Top Pay of Bankers to Be Disclosed
If/when this info comes out, it should be interesting to say the least.
Pay Czar Plans to Disclose Top Salaries
Dan Freed
WASHINGTON (TheStreet) — Treasury “Pay Czar” Kenneth Feinberg is planning to disclose the salaries for the 25 most highly paid employees at Citigroup (C Quote), Bank of America (BAC Quote), American International Group (AIG Quote), GMAC, Chrysler Financial, General Motors and Chrysler within 30 days, according to statements attributed to him in an analyst’s research report.

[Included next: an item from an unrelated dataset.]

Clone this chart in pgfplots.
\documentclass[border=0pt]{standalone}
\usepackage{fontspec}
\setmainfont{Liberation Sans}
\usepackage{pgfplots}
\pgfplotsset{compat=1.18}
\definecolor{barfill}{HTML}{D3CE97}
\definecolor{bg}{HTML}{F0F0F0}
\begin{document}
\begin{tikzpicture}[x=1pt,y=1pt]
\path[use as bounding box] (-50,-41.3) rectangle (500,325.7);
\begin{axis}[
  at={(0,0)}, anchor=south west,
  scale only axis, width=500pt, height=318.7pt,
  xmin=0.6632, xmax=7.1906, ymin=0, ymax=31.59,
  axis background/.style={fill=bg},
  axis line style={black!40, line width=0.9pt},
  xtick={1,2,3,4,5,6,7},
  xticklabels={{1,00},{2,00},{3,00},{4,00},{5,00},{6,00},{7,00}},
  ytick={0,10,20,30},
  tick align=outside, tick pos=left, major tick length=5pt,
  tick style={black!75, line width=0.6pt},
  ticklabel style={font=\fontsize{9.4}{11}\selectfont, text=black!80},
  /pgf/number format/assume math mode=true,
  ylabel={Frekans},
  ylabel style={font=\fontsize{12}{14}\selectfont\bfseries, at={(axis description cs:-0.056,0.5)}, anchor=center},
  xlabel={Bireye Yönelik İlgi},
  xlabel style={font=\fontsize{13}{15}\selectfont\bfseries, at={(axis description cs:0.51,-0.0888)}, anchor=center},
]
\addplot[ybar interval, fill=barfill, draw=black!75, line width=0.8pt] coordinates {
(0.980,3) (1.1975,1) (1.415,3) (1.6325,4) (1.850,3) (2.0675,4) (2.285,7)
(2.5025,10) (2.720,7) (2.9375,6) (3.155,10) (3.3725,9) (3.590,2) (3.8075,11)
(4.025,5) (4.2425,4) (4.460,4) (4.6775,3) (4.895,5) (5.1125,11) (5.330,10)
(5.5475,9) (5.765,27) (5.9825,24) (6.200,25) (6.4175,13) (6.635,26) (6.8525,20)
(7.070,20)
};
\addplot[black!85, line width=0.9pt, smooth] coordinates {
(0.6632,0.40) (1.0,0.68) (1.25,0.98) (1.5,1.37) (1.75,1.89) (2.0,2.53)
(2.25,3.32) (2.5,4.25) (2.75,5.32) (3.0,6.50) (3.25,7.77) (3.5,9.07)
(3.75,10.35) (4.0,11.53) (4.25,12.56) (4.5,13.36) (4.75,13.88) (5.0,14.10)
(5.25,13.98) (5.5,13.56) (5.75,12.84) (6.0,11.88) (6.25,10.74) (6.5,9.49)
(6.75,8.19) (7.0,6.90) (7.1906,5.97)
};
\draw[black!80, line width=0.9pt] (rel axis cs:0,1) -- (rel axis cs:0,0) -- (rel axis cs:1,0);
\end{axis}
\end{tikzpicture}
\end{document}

Feinberg made the statement at a Federal Deposit Insurance Corp. research conference on executive compensation, according to a report from Concept Capital, a research firm. A Treasury Department spokeswoman did not respond to a call or an email message seeking to confirm the report. The analyst who wrote it, Jaret Seiberg, was also not available, according to a Concept Capital spokeswoman.

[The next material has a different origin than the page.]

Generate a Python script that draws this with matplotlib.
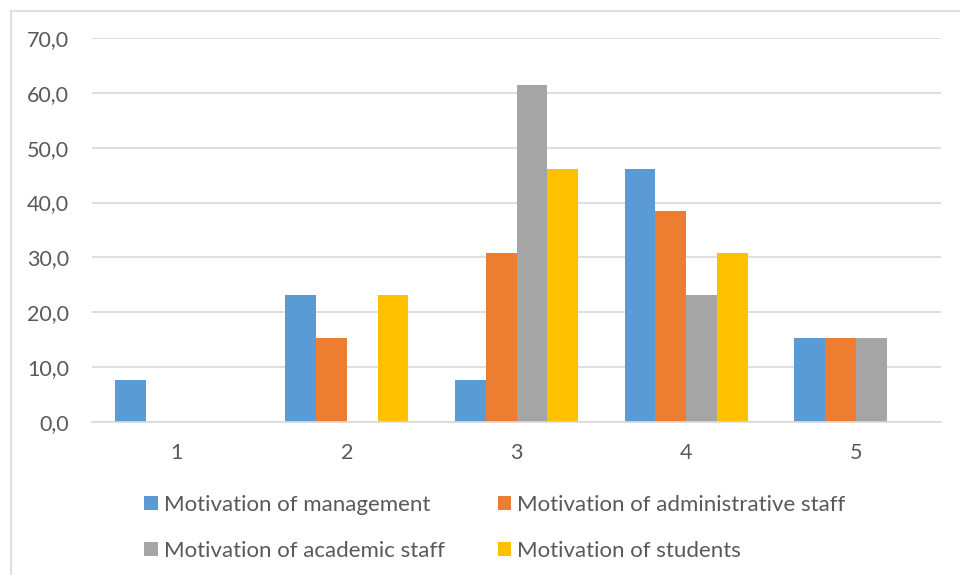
import matplotlib
matplotlib.use("Agg")
import matplotlib.pyplot as plt
import numpy as np
from matplotlib.ticker import FuncFormatter, MultipleLocator
from matplotlib.patches import Patch
from matplotlib.lines import Line2D

plt.rcParams['font.family'] = ['Lato', 'DejaVu Sans']

categories = ["1", "2", "3", "4", "5"]
series_names = [
    "Motivation of management",
    "Motivation of administrative staff",
    "Motivation of academic staff",
    "Motivation of students",
]
management = [7.7, 23.1, 7.7, 46.2, 15.4]
administrative = [0.0, 15.4, 30.8, 38.5, 15.4]
academic = [0.0, 0.0, 61.5, 23.1, 15.4]
students = [0.0, 23.1, 46.2, 30.8, 0.0]
colors = ["#5B9BD5", "#ED7D31", "#A5A5A5", "#FFC000"]

W, H = 960, 575
fig = plt.figure(figsize=(W / 100, H / 100), dpi=100)

# outer chart frame (left and top edges visible)
fig.add_artist(Line2D([10.5 / W, 10.5 / W], [0, 1 - 10.5 / H],
                      transform=fig.transFigure, color="#D9D9D9", lw=1.2))
fig.add_artist(Line2D([10.5 / W, 1], [1 - 10.5 / H, 1 - 10.5 / H],
                      transform=fig.transFigure, color="#D9D9D9", lw=1.2))

left, right, top, bottom = 92, 941, 38, 422
ax = fig.add_axes([left / W, 1 - bottom / H, (right - left) / W, (bottom - top) / H])

data = [management, administrative, academic, students]
n = len(data)
x = np.arange(len(categories))
bw = 1.0 / (n + 1.5)
for i, (vals, c) in enumerate(zip(data, colors)):
    ax.bar(x + (i - (n - 1) / 2) * bw, vals, width=bw, color=c, zorder=3,
           linewidth=0)

ax.set_xlim(-0.5, len(categories) - 0.5)
ax.set_ylim(0, 70)
ax.yaxis.set_major_locator(MultipleLocator(10))
ax.yaxis.set_major_formatter(FuncFormatter(lambda v, p: f"{v:.1f}".replace(".", ",")))
ax.set_xticks(x)
ax.set_xticklabels(categories)
ax.grid(axis="y", color="#D9D9D9", lw=1.2, zorder=0)
for s in ["top", "right", "left"]:
    ax.spines[s].set_visible(False)
ax.spines["bottom"].set_color("#D9D9D9")
ax.spines["bottom"].set_linewidth(1.2)
ax.spines["bottom"].set_zorder(4)
ax.tick_params(axis="both", length=0, labelsize=15.5, labelcolor="#595959")
ax.tick_params(axis="y", pad=16.5)
ax.tick_params(axis="x", pad=15)

handles = [Patch(facecolor=c, edgecolor="none") for c in colors]
order = [0, 2, 1, 3]
leg = fig.legend([handles[i] for i in order], [series_names[i] for i in order],
                 ncol=2, loc="center", bbox_to_anchor=(495 / W, 1 - 528 / H),
                 frameon=False, fontsize=16, handlelength=0.6, handleheight=0.6,
                 handletextpad=0.27, columnspacing=2.4, labelspacing=1.15,
                 borderpad=0, borderaxespad=0)
for t in leg.get_texts():
    t.set_color("#595959")

fig.savefig("out.png", dpi=100, facecolor="white")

“As far as I knew he was required to approve or disapprove of the compensation levels for those employees, but not necessarily to make them public,” says Paul Hodgson, senior research associate at The Corporate Library, an independent governance research firm. “That comes as something of a surprise.”

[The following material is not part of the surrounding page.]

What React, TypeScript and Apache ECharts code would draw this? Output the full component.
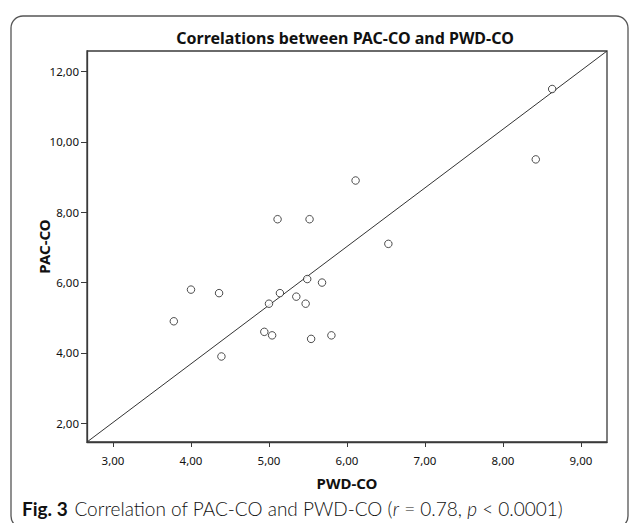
import React, { useEffect, useRef } from "react";
import * as echarts from "echarts";

const pwdCo = [5.11, 5.52, 6.53, 5.49, 5.68, 4.0, 4.36, 5.14, 5.35, 5.0, 5.47, 3.78, 4.94, 5.04, 5.54, 5.8, 4.39, 8.63, 8.42, 6.11];
const pacCo = [7.8, 7.8, 7.1, 6.1, 6.0, 5.8, 5.7, 5.7, 5.6, 5.4, 5.4, 4.9, 4.6, 4.5, 4.4, 4.5, 3.9, 11.5, 9.5, 8.9];
const xTicks = [3, 4, 5, 6, 7, 8, 9];
const yTicks = [2, 4, 6, 8, 10, 12];
const xRange = [2.667, 9.333];
const yRange = [1.47, 12.58];

const fmt = (v: number) => v.toFixed(2).replace(".", ",");

export default function App() {
  const ref = useRef<HTMLDivElement>(null);
  useEffect(() => {
    document.body.style.margin = "0";
    const chart = echarts.init(ref.current!, null, { renderer: "svg" });
    const points = pwdCo.map((x, i) => [x, pacCo[i]]);
    chart.setOption({
      animation: false,
      backgroundColor: "#fff",
      grid: {
        left: 87,
        right: 25,
        top: 51,
        bottom: 81,
        show: true,
        borderColor: "#3a3a3a",
        borderWidth: 1.3,
        backgroundColor: "#fff",
      },
      xAxis: {
        type: "value",
        min: xRange[0],
        max: xRange[1],
        name: "PWD-CO",
        nameLocation: "middle",
        nameGap: 33,
        nameTextStyle: { fontFamily: "Noto Sans", fontWeight: "bold", fontSize: 15, color: "#111" },
        splitLine: { show: false },
        axisLine: { show: true, lineStyle: { color: "#3a3a3a", width: 1.3 } },
        axisTick: { show: true, length: 5, customValues: xTicks, lineStyle: { color: "#3a3a3a" } },
        axisLabel: {
          customValues: xTicks,
          formatter: (v: number) => fmt(v),
          margin: 12,
          fontFamily: "Noto Sans",
          fontSize: 11.5,
          color: "#111",
        },
      },
      yAxis: {
        type: "value",
        min: yRange[0],
        max: yRange[1],
        name: "PAC-CO",
        nameLocation: "middle",
        nameGap: 36,
        nameMoveOverlap: false,
        nameTextStyle: { fontFamily: "Noto Sans", fontWeight: "bold", fontSize: 15, color: "#111" },
        splitLine: { show: false },
        axisLine: { show: true, lineStyle: { color: "#3a3a3a", width: 1.3 } },
        axisTick: { show: true, length: 6, customValues: yTicks, lineStyle: { color: "#3a3a3a" } },
        axisLabel: {
          customValues: yTicks,
          formatter: (v: number) => fmt(v),
          margin: 8,
          fontFamily: "Noto Sans",
          fontSize: 11.5,
          color: "#111",
        },
      },
      series: [
        {
          type: "line",
          data: [
            [xRange[0], yRange[0]],
            [xRange[1], yRange[1]],
          ],
          symbol: "none",
          lineStyle: { color: "#333", width: 1 },
          silent: true,
          z: 1,
        },
        {
          type: "scatter",
          data: points,
          symbol: "circle",
          symbolSize: 7.5,
          itemStyle: { color: "#fff", borderColor: "#222", borderWidth: 1 },
          z: 3,
        },
      ],
      graphic: [
        {
          type: "rect",
          shape: { x: 11, y: 16, width: 617, height: 512, r: 12 },
          style: { fill: "none", stroke: "#555", lineWidth: 1.3 },
          z: -10,
          silent: true,
        },
        {
          type: "text",
          x: 345,
          y: 38,
          style: {
            text: "Correlations between PAC-CO and PWD-CO",
            fontFamily: "Noto Sans",
            fontWeight: "bold",
            fontSize: 16,
            fill: "#111",
            textAlign: "center",
            textVerticalAlign: "middle",
          },
        },
        {
          type: "text",
          x: 22,
          y: 508,
          style: {
            text: "{b|Fig. 3}  {n|Correlation of PAC-CO and PWD-CO (}{i|r}{n| = 0.78, }{i|p}{n| < 0.0001)}",
            textAlign: "left",
            textVerticalAlign: "middle",
            rich: {
              b: { fontFamily: "Lato", fontWeight: "bold", fontSize: 19, fill: "#111" },
              n: { fontFamily: "Lato", fontWeight: 300, fontSize: 19, fill: "#111" },
              i: { fontFamily: "Lato", fontStyle: "italic", fontWeight: 300, fontSize: 19, fill: "#111" },
            },
          },
        },
      ],
    });
    return () => chart.dispose();
  }, []);
  return <div ref={ref} style={{ position: "absolute", left: 0, top: 0, width: 632, height: 523 }} />;
}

The report did not clarify whether Feinberg would disclose the individuals’ names, or merely how much they were paid. Hodgson says he does not believe it is necessary to name the individuals.
Though public companies disclose the pay of their top five corporate executives, including the CEO and CFO, those aren’t necessarily always the highest paid employees.
Seiberg went on to write that Feinberg “left us with a clear impression he would like his rules to establish a precedent for the rest of the financial sector.”
Hodgson says he thinks that will be difficult to accomplish.
The Securities and Exchange Commission floated a plan in 2006 to get companies to disclose more about how much top employees are paid, which became known as “The Katie Couric Clause,” but that was shot down by corporate lobbyists.
Hodgson notes one effect of Feinberg’s disclosure will be to expose his decisions to public scrutiny.
The report also states that Feinberg “seemed very uncomfortable” about clawing back compensation already paid to recipients of government bailout money, a power that extends to all recipients of Troubled Asset Relief Program investments, rather than just the seven that have received the most funds. Feinberg “suggested it would need to be a very egregious example to warrant recoupment,” the report states.
“I don’t know how egregious it needs to get before somebody might think about clawing back compensation,” Hodgson says. “I mean, good grief! What do they need to do? Steal the office furniture?”
Particularly outrageous, Hodgson says, were the findings of New York Attorney General Andrew Cuomo, showing that the nine original TARP recipients, including Goldman Sachs (GS Quote), Morgan Stanley (MS Quote) and JPMorgan Chase (JPM Quote) paid out nearly $9 billion in bonuses despite losing a combined $54 billion in 2008.
A Citi spokesman declined to comment for this article, as did a spokeswoman for GMAC. Messages left with BofA and AIG were not immediately returned.
Representatives for Chrysler Financial, General Motors and Chrysler could not immediately be reached.